TASK STATEMENT
Give the listing again in full, exactly as written.

------------------------------------------------------------------------

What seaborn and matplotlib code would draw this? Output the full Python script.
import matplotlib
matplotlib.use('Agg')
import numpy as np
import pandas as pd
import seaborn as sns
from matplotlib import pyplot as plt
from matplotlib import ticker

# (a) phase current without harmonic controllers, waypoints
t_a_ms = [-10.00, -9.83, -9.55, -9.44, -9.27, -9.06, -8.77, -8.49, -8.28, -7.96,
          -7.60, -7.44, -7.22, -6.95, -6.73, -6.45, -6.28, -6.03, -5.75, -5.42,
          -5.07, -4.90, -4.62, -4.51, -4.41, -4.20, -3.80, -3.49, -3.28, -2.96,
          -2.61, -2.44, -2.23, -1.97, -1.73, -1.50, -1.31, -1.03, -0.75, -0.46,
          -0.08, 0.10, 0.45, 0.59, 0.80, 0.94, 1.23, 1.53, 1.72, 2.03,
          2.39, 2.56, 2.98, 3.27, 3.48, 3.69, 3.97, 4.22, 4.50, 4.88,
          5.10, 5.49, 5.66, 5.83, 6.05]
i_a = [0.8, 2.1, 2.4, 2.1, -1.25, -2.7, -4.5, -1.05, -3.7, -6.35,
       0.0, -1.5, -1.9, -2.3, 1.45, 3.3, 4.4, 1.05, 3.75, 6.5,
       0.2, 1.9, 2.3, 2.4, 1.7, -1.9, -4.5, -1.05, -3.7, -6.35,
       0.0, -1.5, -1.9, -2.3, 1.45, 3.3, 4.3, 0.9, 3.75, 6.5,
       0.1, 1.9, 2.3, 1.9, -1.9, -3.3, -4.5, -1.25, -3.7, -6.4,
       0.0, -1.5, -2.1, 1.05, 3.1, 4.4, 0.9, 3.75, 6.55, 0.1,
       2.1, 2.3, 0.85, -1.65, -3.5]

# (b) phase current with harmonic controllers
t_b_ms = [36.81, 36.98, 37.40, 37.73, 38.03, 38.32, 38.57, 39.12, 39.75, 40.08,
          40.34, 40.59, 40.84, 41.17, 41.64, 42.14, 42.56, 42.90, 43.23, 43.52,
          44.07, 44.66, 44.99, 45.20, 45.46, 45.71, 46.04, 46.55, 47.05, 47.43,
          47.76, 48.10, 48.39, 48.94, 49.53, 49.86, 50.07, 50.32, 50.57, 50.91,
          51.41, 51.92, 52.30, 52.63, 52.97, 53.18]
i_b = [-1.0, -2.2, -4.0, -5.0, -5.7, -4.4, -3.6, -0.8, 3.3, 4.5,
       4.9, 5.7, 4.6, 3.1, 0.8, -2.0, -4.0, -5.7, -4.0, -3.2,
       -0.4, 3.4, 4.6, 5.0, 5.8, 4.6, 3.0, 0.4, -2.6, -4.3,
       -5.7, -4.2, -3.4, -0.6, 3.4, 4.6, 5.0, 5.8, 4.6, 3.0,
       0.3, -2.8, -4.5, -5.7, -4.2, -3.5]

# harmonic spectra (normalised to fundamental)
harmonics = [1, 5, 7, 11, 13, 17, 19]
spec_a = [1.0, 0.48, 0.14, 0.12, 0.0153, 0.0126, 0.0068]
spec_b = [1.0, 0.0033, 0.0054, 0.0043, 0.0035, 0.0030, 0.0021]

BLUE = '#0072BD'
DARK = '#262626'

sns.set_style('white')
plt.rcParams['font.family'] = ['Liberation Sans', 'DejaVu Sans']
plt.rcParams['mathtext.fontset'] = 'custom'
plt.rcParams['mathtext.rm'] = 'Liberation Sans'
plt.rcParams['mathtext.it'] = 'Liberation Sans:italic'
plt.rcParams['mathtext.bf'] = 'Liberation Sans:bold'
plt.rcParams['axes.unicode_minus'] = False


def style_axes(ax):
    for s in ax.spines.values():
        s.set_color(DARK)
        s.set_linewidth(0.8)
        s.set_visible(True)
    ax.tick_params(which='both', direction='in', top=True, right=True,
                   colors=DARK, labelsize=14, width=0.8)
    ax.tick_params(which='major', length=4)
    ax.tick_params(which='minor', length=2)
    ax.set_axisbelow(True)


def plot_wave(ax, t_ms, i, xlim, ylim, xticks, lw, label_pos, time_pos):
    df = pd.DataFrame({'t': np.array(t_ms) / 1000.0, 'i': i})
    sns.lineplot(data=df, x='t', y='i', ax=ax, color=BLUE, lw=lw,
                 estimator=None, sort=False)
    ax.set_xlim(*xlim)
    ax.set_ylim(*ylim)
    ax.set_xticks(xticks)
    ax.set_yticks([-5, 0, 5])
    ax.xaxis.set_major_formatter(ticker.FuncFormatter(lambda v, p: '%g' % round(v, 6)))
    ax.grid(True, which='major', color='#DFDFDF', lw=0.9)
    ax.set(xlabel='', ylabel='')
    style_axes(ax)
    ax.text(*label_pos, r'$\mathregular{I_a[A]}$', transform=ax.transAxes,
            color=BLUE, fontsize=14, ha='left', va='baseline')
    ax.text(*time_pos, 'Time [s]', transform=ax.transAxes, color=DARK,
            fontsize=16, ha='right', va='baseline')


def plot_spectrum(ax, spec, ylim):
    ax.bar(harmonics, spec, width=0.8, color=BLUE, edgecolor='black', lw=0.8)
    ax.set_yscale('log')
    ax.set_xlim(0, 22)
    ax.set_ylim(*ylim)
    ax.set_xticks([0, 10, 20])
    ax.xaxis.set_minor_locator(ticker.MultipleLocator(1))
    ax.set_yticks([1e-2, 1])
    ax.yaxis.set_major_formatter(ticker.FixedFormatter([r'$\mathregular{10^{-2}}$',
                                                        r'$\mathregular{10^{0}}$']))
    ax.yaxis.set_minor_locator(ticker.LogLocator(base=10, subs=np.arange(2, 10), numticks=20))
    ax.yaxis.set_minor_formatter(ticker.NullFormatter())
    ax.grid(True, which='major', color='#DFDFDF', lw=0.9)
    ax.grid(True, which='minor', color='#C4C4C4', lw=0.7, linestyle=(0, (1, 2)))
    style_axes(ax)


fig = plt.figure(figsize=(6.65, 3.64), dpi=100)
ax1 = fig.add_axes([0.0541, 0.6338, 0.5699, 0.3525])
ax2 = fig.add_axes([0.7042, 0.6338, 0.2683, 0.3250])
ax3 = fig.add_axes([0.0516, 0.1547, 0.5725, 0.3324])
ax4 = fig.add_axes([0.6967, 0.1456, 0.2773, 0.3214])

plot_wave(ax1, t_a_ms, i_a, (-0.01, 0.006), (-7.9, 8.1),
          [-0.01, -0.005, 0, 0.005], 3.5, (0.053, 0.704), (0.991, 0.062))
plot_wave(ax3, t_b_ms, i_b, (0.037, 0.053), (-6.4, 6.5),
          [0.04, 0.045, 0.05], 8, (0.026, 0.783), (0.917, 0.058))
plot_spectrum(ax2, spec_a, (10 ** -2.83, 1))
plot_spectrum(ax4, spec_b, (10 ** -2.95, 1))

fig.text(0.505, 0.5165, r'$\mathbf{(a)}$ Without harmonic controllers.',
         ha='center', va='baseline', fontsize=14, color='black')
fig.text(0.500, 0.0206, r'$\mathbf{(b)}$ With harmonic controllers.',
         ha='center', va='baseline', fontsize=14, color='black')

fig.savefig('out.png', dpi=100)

------------------------------------------------------------------------

RESULT
What seaborn and matplotlib code would draw this? Output the full Python script.
import matplotlib
matplotlib.use('Agg')
import numpy as np
import pandas as pd
import seaborn as sns
from matplotlib import pyplot as plt
from matplotlib import ticker

# (a) phase current without harmonic controllers, waypoints
t_a_ms = [-10.00, -9.83, -9.55, -9.44, -9.27, -9.06, -8.77, -8.49, -8.28, -7.96,
          -7.60, -7.44, -7.22, -6.95, -6.73, -6.45, -6.28, -6.03, -5.75, -5.42,
          -5.07, -4.90, -4.62, -4.51, -4.41, -4.20, -3.80, -3.49, -3.28, -2.96,
          -2.61, -2.44, -2.23, -1.97, -1.73, -1.50, -1.31, -1.03, -0.75, -0.46,
          -0.08, 0.10, 0.45, 0.59, 0.80, 0.94, 1.23, 1.53, 1.72, 2.03,
          2.39, 2.56, 2.98, 3.27, 3.48, 3.69, 3.97, 4.22, 4.50, 4.88,
          5.10, 5.49, 5.66, 5.83, 6.05]
i_a = [0.8, 2.1, 2.4, 2.1, -1.25, -2.7, -4.5, -1.05, -3.7, -6.35,
       0.0, -1.5, -1.9, -2.3, 1.45, 3.3, 4.4, 1.05, 3.75, 6.5,
       0.2, 1.9, 2.3, 2.4, 1.7, -1.9, -4.5, -1.05, -3.7, -6.35,
       0.0, -1.5, -1.9, -2.3, 1.45, 3.3, 4.3, 0.9, 3.75, 6.5,
       0.1, 1.9, 2.3, 1.9, -1.9, -3.3, -4.5, -1.25, -3.7, -6.4,
       0.0, -1.5, -2.1, 1.05, 3.1, 4.4, 0.9, 3.75, 6.55, 0.1,
       2.1, 2.3, 0.85, -1.65, -3.5]

# (b) phase current with harmonic controllers
t_b_ms = [36.81, 36.98, 37.40, 37.73, 38.03, 38.32, 38.57, 39.12, 39.75, 40.08,
          40.34, 40.59, 40.84, 41.17, 41.64, 42.14, 42.56, 42.90, 43.23, 43.52,
          44.07, 44.66, 44.99, 45.20, 45.46, 45.71, 46.04, 46.55, 47.05, 47.43,
          47.76, 48.10, 48.39, 48.94, 49.53, 49.86, 50.07, 50.32, 50.57, 50.91,
          51.41, 51.92, 52.30, 52.63, 52.97, 53.18]
i_b = [-1.0, -2.2, -4.0, -5.0, -5.7, -4.4, -3.6, -0.8, 3.3, 4.5,
       4.9, 5.7, 4.6, 3.1, 0.8, -2.0, -4.0, -5.7, -4.0, -3.2,
       -0.4, 3.4, 4.6, 5.0, 5.8, 4.6, 3.0, 0.4, -2.6, -4.3,
       -5.7, -4.2, -3.4, -0.6, 3.4, 4.6, 5.0, 5.8, 4.6, 3.0,
       0.3, -2.8, -4.5, -5.7, -4.2, -3.5]

# harmonic spectra (normalised to fundamental)
harmonics = [1, 5, 7, 11, 13, 17, 19]
spec_a = [1.0, 0.48, 0.14, 0.12, 0.0153, 0.0126, 0.0068]
spec_b = [1.0, 0.0033, 0.0054, 0.0043, 0.0035, 0.0030, 0.0021]

BLUE = '#0072BD'
DARK = '#262626'

sns.set_style('white')
plt.rcParams['font.family'] = ['Liberation Sans', 'DejaVu Sans']
plt.rcParams['mathtext.fontset'] = 'custom'
plt.rcParams['mathtext.rm'] = 'Liberation Sans'
plt.rcParams['mathtext.it'] = 'Liberation Sans:italic'
plt.rcParams['mathtext.bf'] = 'Liberation Sans:bold'
plt.rcParams['axes.unicode_minus'] = False


def style_axes(ax):
    for s in ax.spines.values():
        s.set_color(DARK)
        s.set_linewidth(0.8)
        s.set_visible(True)
    ax.tick_params(which='both', direction='in', top=True, right=True,
                   colors=DARK, labelsize=14, width=0.8)
    ax.tick_params(which='major', length=4)
    ax.tick_params(which='minor', length=2)
    ax.set_axisbelow(True)


def plot_wave(ax, t_ms, i, xlim, ylim, xticks, lw, label_pos, time_pos):
    df = pd.DataFrame({'t': np.array(t_ms) / 1000.0, 'i': i})
    sns.lineplot(data=df, x='t', y='i', ax=ax, color=BLUE, lw=lw,
                 estimator=None, sort=False)
    ax.set_xlim(*xlim)
    ax.set_ylim(*ylim)
    ax.set_xticks(xticks)
    ax.set_yticks([-5, 0, 5])
    ax.xaxis.set_major_formatter(ticker.FuncFormatter(lambda v, p: '%g' % round(v, 6)))
    ax.grid(True, which='major', color='#DFDFDF', lw=0.9)
    ax.set(xlabel='', ylabel='')
    style_axes(ax)
    ax.text(*label_pos, r'$\mathregular{I_a[A]}$', transform=ax.transAxes,
            color=BLUE, fontsize=14, ha='left', va='baseline')
    ax.text(*time_pos, 'Time [s]', transform=ax.transAxes, color=DARK,
            fontsize=16, ha='right', va='baseline')


def plot_spectrum(ax, spec, ylim):
    ax.bar(harmonics, spec, width=0.8, color=BLUE, edgecolor='black', lw=0.8)
    ax.set_yscale('log')
    ax.set_xlim(0, 22)
    ax.set_ylim(*ylim)
    ax.set_xticks([0, 10, 20])
    ax.xaxis.set_minor_locator(ticker.MultipleLocator(1))
    ax.set_yticks([1e-2, 1])
    ax.yaxis.set_major_formatter(ticker.FixedFormatter([r'$\mathregular{10^{-2}}$',
                                                        r'$\mathregular{10^{0}}$']))
    ax.yaxis.set_minor_locator(ticker.LogLocator(base=10, subs=np.arange(2, 10), numticks=20))
    ax.yaxis.set_minor_formatter(ticker.NullFormatter())
    ax.grid(True, which='major', color='#DFDFDF', lw=0.9)
    ax.grid(True, which='minor', color='#C4C4C4', lw=0.7, linestyle=(0, (1, 2)))
    style_axes(ax)


fig = plt.figure(figsize=(6.65, 3.64), dpi=100)
ax1 = fig.add_axes([0.0541, 0.6338, 0.5699, 0.3525])
ax2 = fig.add_axes([0.7042, 0.6338, 0.2683, 0.3250])
ax3 = fig.add_axes([0.0516, 0.1547, 0.5725, 0.3324])
ax4 = fig.add_axes([0.6967, 0.1456, 0.2773, 0.3214])

plot_wave(ax1, t_a_ms, i_a, (-0.01, 0.006), (-7.9, 8.1),
          [-0.01, -0.005, 0, 0.005], 3.5, (0.053, 0.704), (0.991, 0.062))
plot_wave(ax3, t_b_ms, i_b, (0.037, 0.053), (-6.4, 6.5),
          [0.04, 0.045, 0.05], 8, (0.026, 0.783), (0.917, 0.058))
plot_spectrum(ax2, spec_a, (10 ** -2.83, 1))
plot_spectrum(ax4, spec_b, (10 ** -2.95, 1))

fig.text(0.505, 0.5165, r'$\mathbf{(a)}$ Without harmonic controllers.',
         ha='center', va='baseline', fontsize=14, color='black')
fig.text(0.500, 0.0206, r'$\mathbf{(b)}$ With harmonic controllers.',
         ha='center', va='baseline', fontsize=14, color='black')

fig.savefig('out.png', dpi=100)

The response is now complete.